Interview Guide

20 Advanced Load Testing Interview Questions and Answers

July 5, 2025 · 13 min read

Load Testing Q&A Component

Jump to Category

Test Strategy & Planning	Scripting & Test Design
Test Execution & Infrastructure	Analysis & Metrics
✨ Advanced Concepts & Modern Practices

Test Strategy & Planning

1. Differentiate between Load, Stress, Soak, and Spike testing.

These are all types of performance testing, but they have different goals:

Load Testing: To verify that the system can handle an expected, realistic load (e.g., normal peak traffic) while meeting performance requirements (SLOs).
Stress Testing: To find the upper limit or breaking point of the system by gradually increasing the load beyond normal expectations. The goal is to see how the system fails and if it recovers gracefully.
Soak (or Endurance) Testing: To check for issues that only appear over time by running a sustained, moderate load for an extended period (e.g., several hours or days). It’s used to find problems like memory leaks or resource exhaustion.
Spike Testing: To see how the system responds to a sudden, massive burst of traffic. It tests the system’s elasticity and ability to scale rapidly.
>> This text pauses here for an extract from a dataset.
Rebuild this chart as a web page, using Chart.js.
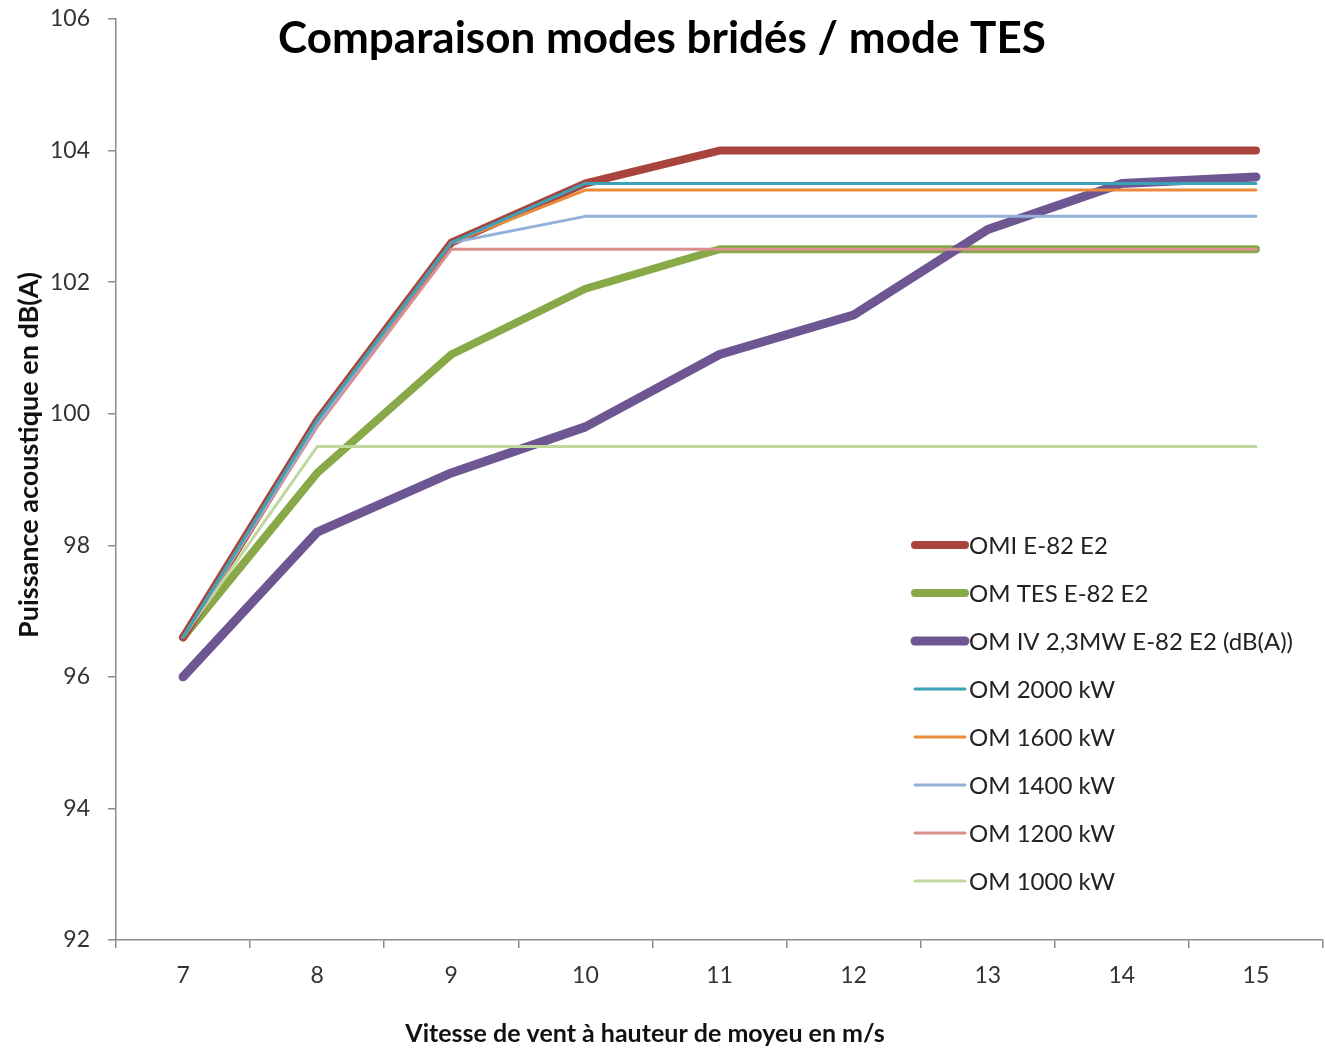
<!DOCTYPE html>
<html>
<head>
<meta charset="utf-8">
<script src="https://cdn.jsdelivr.net/npm/chart.js@4/dist/chart.umd.min.js"></script>
<style>
  html, body { margin: 0; padding: 0; background: #fff; }
  canvas { display: block; }
</style>
</head>
<body>
<canvas id="chart" width="1325" height="1050"></canvas>
<script>
// ------------------------------------------------------------
// Données
// ------------------------------------------------------------
const vitesses = ['7', '8', '9', '10', '11', '12', '13', '14', '15'];
const yTicks   = [92, 94, 96, 98, 100, 102, 104, 106];

const omiE82   = [96.6, 99.9, 102.6, 103.5, 104.0, 104.0, 104.0, 104.0, 104.0];
const omTes    = [96.6, 99.1, 100.9, 101.9, 102.5, 102.5, 102.5, 102.5, 102.5];
const omIv     = [96.0, 98.2, 99.1, 99.8, 100.9, 101.5, 102.8, 103.5, 103.6];
const om2000   = [96.6, 99.9, 102.6, 103.5, 103.5, 103.5, 103.5, 103.5, 103.5];
const om1600   = [96.6, 99.9, 102.6, 103.4, 103.4, 103.4, 103.4, 103.4, 103.4];
const om1400   = [96.6, 99.85, 102.6, 103.0, 103.0, 103.0, 103.0, 103.0, 103.0];
const om1200   = [96.6, 99.8, 102.5, 102.5, 102.5, 102.5, 102.5, 102.5, 102.5];
const om1000   = [96.6, 99.5, 99.5, 99.5, 99.5, 99.5, 99.5, 99.5, 99.5];

const FONT = 'Lato, "Open Sans", sans-serif';
const AXIS = '#8c8c8c';

const serie = (label, data, color, width, order) => ({
  label, data,
  borderColor: color, backgroundColor: color,
  borderWidth: width, pointRadius: 0, tension: 0,
  borderCapStyle: 'round', borderJoinStyle: 'round',
  order,
});

// titres + légende dessinés à la main (placés comme dans Excel)
const overlay = {
  id: 'overlay',
  afterDraw(chart) {
    const ctx = chart.ctx;
    ctx.save();
    ctx.textAlign = 'center';
    ctx.textBaseline = 'middle';
    ctx.fillStyle = '#000';
    ctx.font = 'bold 44px ' + FONT;
    ctx.fillText('Comparaison modes bridés / mode TES', 662, 39);

    ctx.fillStyle = '#111';
    ctx.font = 'bold 25px ' + FONT;
    ctx.fillText('Vitesse de vent à hauteur de moyeu en m/s', 645, 1034);

    ctx.save();
    ctx.translate(29, 455);
    ctx.rotate(-Math.PI / 2);
    ctx.font = 'bold 27px ' + FONT;
    ctx.fillText('Puissance acoustique en dB(A)', 0, 0);
    ctx.restore();

    ctx.font = '24px ' + FONT;
    ctx.textAlign = 'left';
    ctx.fillStyle = '#222';
    chart.data.datasets.forEach((ds, i) => {
      const y = 545 + i * 48;
      ctx.strokeStyle = ds.borderColor;
      ctx.lineWidth = ds.borderWidth;
      ctx.lineCap = 'round';
      ctx.beginPath();
      ctx.moveTo(915, y);
      ctx.lineTo(965, y);
      ctx.stroke();
      ctx.fillText(ds.label, 969, y + 1);
    });
    ctx.restore();
  },
};

new Chart(document.getElementById('chart'), {
  type: 'line',
  data: {
    labels: vitesses,
    datasets: [
      serie('OMI E-82 E2',                  omiE82, '#A8433E', 8, 2),
      serie('OM TES E-82 E2',               omTes,  '#87A948', 8, 2),
      serie('OM IV 2,3MW E-82 E2 (dB(A))',  omIv,   '#6E5692', 9, 1),
      serie('OM 2000 kW',                   om2000, '#3CA2B8', 3, 0),
      serie('OM 1600 kW',                   om1600, '#E98A3C', 3, 0),
      serie('OM 1400 kW',                   om1400, '#93B0D9', 3, 0),
      serie('OM 1200 kW',                   om1200, '#D9908F', 3, 0),
      serie('OM 1000 kW',                   om1000, '#C0D89E', 3, 0),
    ],
  },
  options: {
    responsive: false,
    animation: false,
    layout: { padding: { top: 19, right: 2, bottom: 0, left: 0 } },
    plugins: { legend: { display: false }, title: { display: false }, tooltip: { enabled: false } },
    scales: {
      x: {
        type: 'category',
        offset: true,
        grid: { drawOnChartArea: false, drawTicks: true, tickLength: 8, color: AXIS, lineWidth: 1.5, offset: true },
        border: { color: AXIS, width: 1.5 },
        ticks: { color: '#333', font: { family: FONT, size: 23 }, padding: 14, maxRotation: 0 },
        afterFit: s => { s.height = 110; s.paddingLeft = 0; s.paddingRight = 0; },
      },
      y: {
        min: 92, max: 106,
        afterBuildTicks: s => { s.ticks = yTicks.map(v => ({ value: v })); },
        grid: { drawOnChartArea: false, drawTicks: true, tickLength: 8, color: AXIS, lineWidth: 1.5 },
        border: { color: AXIS, width: 1.5 },
        ticks: { color: '#333', font: { family: FONT, size: 23 }, padding: 18 },
        afterFit: s => { s.width = 116; s.paddingTop = 0; s.paddingBottom = 0; },
      },
    },
  },
  plugins: [overlay],
});
</script>
</body>
</html>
Read a comparison of performance test types.

2. How do you create a realistic workload model for a load test?

A realistic workload model is crucial for meaningful results. The process involves:

Identify Key User Journeys: Determine the most critical and frequently used business transactions (e.g., login, search for product, add to cart, checkout).
Analyze Production Data: Use analytics tools and server logs to determine the traffic mix. What percentage of users perform each journey during peak hours?
Determine Throughput: Calculate the target throughput for each transaction (e.g., requests per second or transactions per hour) based on production metrics.
Define User Behavior: Incorporate realistic think time (the time a user spends between actions) and pacing (the time between user iterations).

The goal is to simulate user behavior as closely as possible, not just to hammer a single endpoint with traffic.
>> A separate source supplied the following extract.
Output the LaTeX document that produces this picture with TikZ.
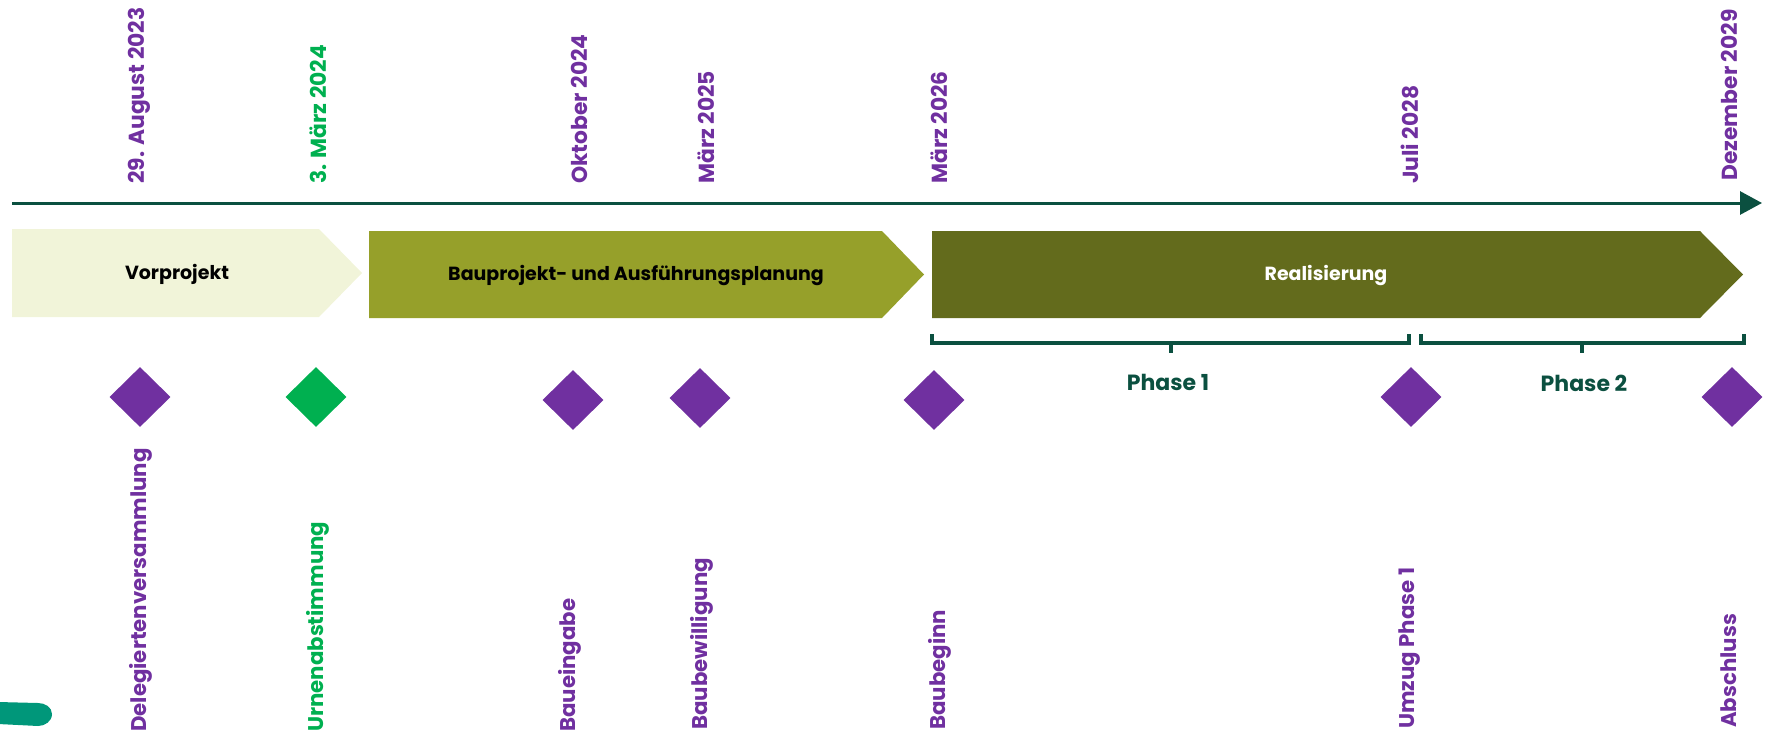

Learn more about Workload Modeling.

3. What are Non-Functional Requirements (NFRs) and how do they guide your test design?

NFRs define the quality attributes of a system, specifying “how well” it should perform its functions. For performance testing, key NFRs are:

Response Time: E.g., “91% of login requests must complete within 500ms.”
Throughput: E.g., “The system must support 200 orders per second.”
Concurrency: E.g., “The system must support 5,000 concurrent users.”
Resource Utilization: E.g., “CPU utilization must remain below 80% under peak load.”
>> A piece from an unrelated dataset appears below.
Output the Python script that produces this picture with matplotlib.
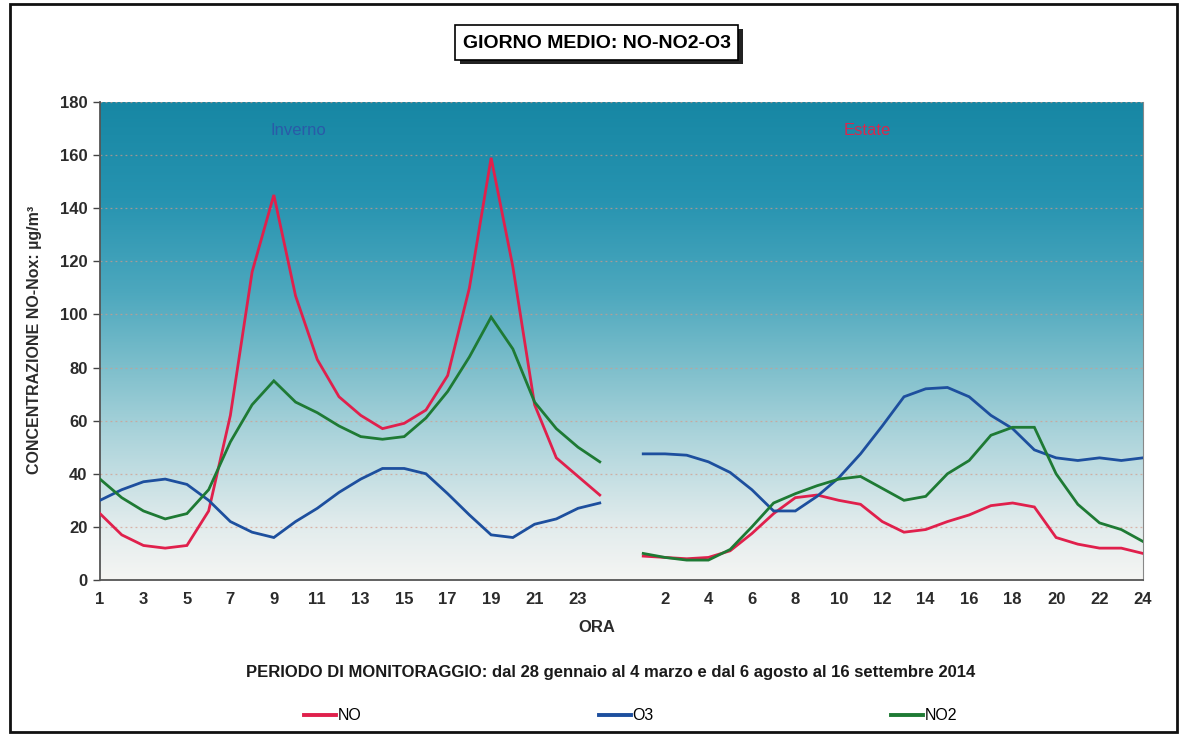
import numpy as np
import matplotlib
matplotlib.use("Agg")
import matplotlib.pyplot as plt
from matplotlib.colors import LinearSegmentedColormap
from matplotlib.patches import Rectangle
from matplotlib.lines import Line2D

# ore del giorno medio (inverno e estate)
ore_inverno = list(range(1, 25))
ore_estate = list(range(1, 25))

# valori, ug/m3
no_inverno = [25, 17, 13, 12, 13, 26, 62, 116, 145, 107, 83, 69, 62, 57, 59, 64, 77, 110, 159, 118, 66, 46, 39, 32]
o3_inverno = [30, 34, 37, 38, 36, 30, 22, 18, 16, 22, 27, 33, 38, 42, 42, 40, 32.5, 24.5, 17, 16, 21, 23, 27, 29]
no2_inverno = [38, 31, 26, 23, 25, 34, 52, 66, 75, 67, 63, 58, 54, 53, 54, 61, 71, 84, 99, 87, 67, 57, 50, 44.5]

no_estate = [9, 8.5, 8, 8.5, 11, 17.5, 25, 31, 32, 30, 28.5, 22, 18, 19, 22, 24.5, 28, 29, 27.5, 16, 13.5, 12, 12, 10]
o3_estate = [47.5, 47.5, 47, 44.5, 40.5, 34, 26, 26, 31.5, 38.5, 47.5, 58, 69, 72, 72.5, 69, 62, 57, 49, 46, 45, 46, 45, 46]
no2_estate = [10, 8.5, 7.5, 7.5, 11.5, 20, 29, 32.5, 35.5, 38, 39, 34.5, 30, 31.5, 40, 45, 54.5, 57.5, 57.5, 40, 28.5, 21.5, 19, 14.5]

# categorie dell'asse x: inverno, una colonna vuota, estate
categorie = [str(h) for h in ore_inverno] + [""] + [str(h) for h in ore_estate]

serie = {
    "NO": (no_inverno, no_estate, "#e0204c"),
    "O3": (o3_inverno, o3_estate, "#1d4f9e"),
    "NO2": (no2_inverno, no2_estate, "#1e7a34"),
}

arial = ["Liberation Sans", "DejaVu Sans"]

fig = plt.figure(figsize=(11.83, 7.34), dpi=100)
fig.patch.set_facecolor("white")
ax = fig.add_axes([100 / 1183, 1 - 580 / 734, 1043 / 1183, 478 / 734])

x = np.arange(len(categorie))

# sfondo sfumato
cmap = LinearSegmentedColormap.from_list(
    "sfondo",
    [(0.0, "#f5f5f3"), (0.12, "#e0ebec"), (0.3, "#acd4db"), (0.45, "#7cbecb"),
     (0.6, "#4da8be"), (0.8, "#2693b0"), (1.0, "#1787a4")])
grad = np.linspace(0, 1, 256).reshape(-1, 1)
ax.imshow(grad, extent=[0, len(categorie) - 1, 0, 180], origin="lower",
          aspect="auto", cmap=cmap, zorder=0)

for nome, (inv, est, col) in serie.items():
    y = np.array(inv + [np.nan] + est, dtype=float)
    ax.plot(x, y, color=col, lw=2.0, zorder=3, solid_joinstyle="miter")

ax.set_xlim(0, len(categorie) - 1)
ax.set_ylim(0, 180)
ax.set_yticks(np.arange(0, 181, 20))
ax.set_xticks(x[::2])
ax.set_xticklabels(categorie[::2])
ax.yaxis.grid(True, linestyle=(0, (1.5, 2.5)), color="#d49a8a", lw=0.9, alpha=0.7)
ax.xaxis.grid(False)

ax.tick_params(axis="y", direction="out", length=5, width=1, color="#444444", pad=4)
ax.tick_params(axis="x", length=0, pad=9)
for lab in ax.get_yticklabels() + ax.get_xticklabels():
    lab.set_fontfamily(arial)
    lab.set_fontweight("bold")
    lab.set_fontsize(12)
    lab.set_color("#2b2b2b")

for s in ["left", "bottom"]:
    ax.spines[s].set_color("#555555")
    ax.spines[s].set_linewidth(1.3)
ax.spines["right"].set_color("#888888")
ax.spines["right"].set_linewidth(0.8)
ax.spines["top"].set_visible(False)

ax.text(0.19, 0.94, "Inverno", transform=ax.transAxes, ha="center", va="center",
        fontsize=12, color="#2a5aa8", family=arial)
ax.text(0.736, 0.94, "Estate", transform=ax.transAxes, ha="center", va="center",
        fontsize=12, color="#d8284e", family=arial)

fig.text(35 / 1183, 1 - 340 / 734, "CONCENTRAZIONE NO-Nox: µg/m³", rotation=90,
         ha="center", va="center", fontsize=11.5, fontweight="bold", family=arial,
         color="#2b2b2b")
fig.text(597 / 1183, 1 - 627 / 734, "ORA", ha="center", va="center",
         fontsize=12, fontweight="bold", family=arial, color="#2b2b2b")

# titolo con ombra
fig.add_artist(Rectangle((460 / 1183, 1 - 64 / 734), 283 / 1183, 35 / 734,
                         transform=fig.transFigure, fc="#222222", ec="none", zorder=1))
fig.add_artist(Rectangle((455 / 1183, 1 - 60 / 734), 283 / 1183, 35 / 734,
                         transform=fig.transFigure, fc="white", ec="black", lw=1.2, zorder=2))
fig.text(596.5 / 1183, 1 - 43 / 734, "GIORNO MEDIO: NO-NO2-O3", ha="center", va="center",
         fontsize=14, fontweight="bold", family=arial, color="black", zorder=3)

fig.text(611 / 1183, 1 - 673 / 734,
         "PERIODO DI MONITORAGGIO: dal 28 gennaio al 4 marzo e dal 6 agosto al 16 settembre 2014",
         ha="center", va="center", fontsize=12, fontweight="bold", family=arial, color="#1a1a1a")

handles = [Line2D([0], [0], color=c, lw=2.8) for (_, _, c) in serie.values()]
leg = fig.legend(handles, list(serie.keys()), loc="center left",
                 bbox_to_anchor=(290 / 1183, 1 - 716 / 734), ncol=3, frameon=False,
                 handlelength=2.0, handletextpad=0.1, columnspacing=14.85,
                 prop={"family": arial, "size": 11.5})

# cornice esterna
fig.add_artist(Rectangle((10 / 1183, 2 / 734), 1167 / 1183, 728 / 734,
                         transform=fig.transFigure, fc="none", ec="#111111", lw=2.0))

fig.savefig("out.png", dpi=100)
These NFRs form the pass/fail criteria for your load tests. Your test design (workload, duration) is built specifically to verify if the system meets these requirements.

4. What is “shift-left” performance testing?

“Shift-left” is the practice of moving performance testing earlier in the development lifecycle. Instead of waiting for a late-stage, pre-production performance test, you integrate smaller, more frequent performance tests directly into the CI/CD pipeline. This could involve:

Running component-level performance tests on every build.
Automated load tests triggered on every pull request to a specific microservice.
Integrating performance results into the PR review process.

The goal is to catch performance regressions early, when they are easier and cheaper to fix, rather than discovering them right before a release.

Read a guide on Shift-Left testing.

5. What is Little’s Law and how is it relevant to performance testing?

Little’s Law is a theorem from queueing theory that states a fundamental relationship: `L = λ * W`

`L` = The average number of concurrent users in the system.
`λ` (lambda) = The average arrival rate (throughput, e.g., requests per second).
`W` = The average time a user spends in the system (response time).

It’s relevant because it allows you to sanity-check your assumptions and results. If you know two of the variables, you can calculate the third. For example, if your system is handling 100 requests/sec (`λ`) and the average response time is 0.5 seconds (`W`), you can calculate that there are, on average, 50 concurrent requests (`L`) active in your system.

Read a primer on Little’s Law.

Scripting & Test Design

6. What is correlation in load testing scripts and why is it mandatory?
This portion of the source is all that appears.